Sample-Efficient Reinforcement Learning of Koopman eNMPC
Daniel Mayfrank, Mehmet Velioglu, Alexander Mitsos, Manuel Dahmen
TL;DR
The paper tackles the challenge of sample-efficient RL-based training of data-driven (economic) nonlinear MPCs ((e)NMPCs) by integrating Model-Based Policy Optimization (MBPO) with differentiable Koopman (e)NMPCs. It introduces a physics-informed surrogate environment built from a PINN ensemble and jointly optimizes Koopman-model parameters and task-specific state-bound parameters via PPO, enabling end-to-end differentiability through the MPC layer. Applied to a CSTR-based demand-response case, the method outperforms data-driven SI-based eNMPCs and neural-network controllers trained with MBPO, achieving higher rewards and substantially improved sample efficiency, with physics-informed learning offering additional stability and efficiency gains. The approach addresses real-world constraints where environment interactions are costly, and it points to scalable extensions to larger, more complex systems and tight coupling with disturbance estimation or advanced MBPO variants. Overall, the work provides a practical pathway for deploying RL-enhanced predictive controllers in industrial settings where high-quality mechanistic models are unavailable or expensive to obtain.
Abstract
Reinforcement learning (RL) can be used to tune data-driven (economic) nonlinear model predictive controllers ((e)NMPCs) for optimal performance in a specific control task by optimizing the dynamic model or parameters in the policy's objective function or constraints, such as state bounds. However, the sample efficiency of RL is crucial, and to improve it, we combine a model-based RL algorithm with our published method that turns Koopman (e)NMPCs into automatically differentiable policies. We apply our approach to an eNMPC case study of a continuous stirred-tank reactor (CSTR) model from the literature.
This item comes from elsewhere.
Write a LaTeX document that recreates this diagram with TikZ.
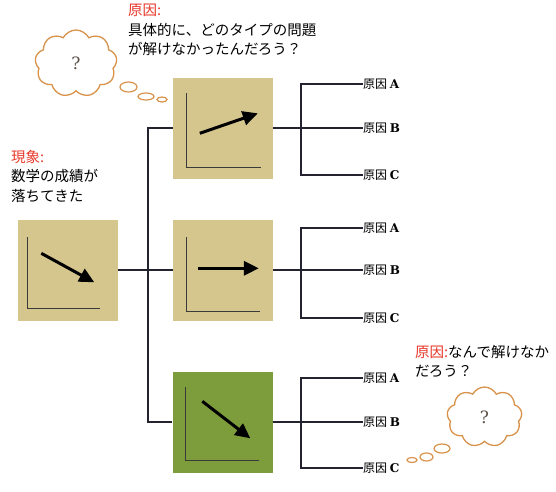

The approach outperforms benchmark methods, i.e., data-driven eNMPCs using models based on system identification without further RL tuning of the resulting policy, and neural network controllers trained with model-based RL, by achieving superior control performance and higher sample efficiency. Furthermore, utilizing partial prior knowledge about the system dynamics via physics-informed learning further increases sample efficiency.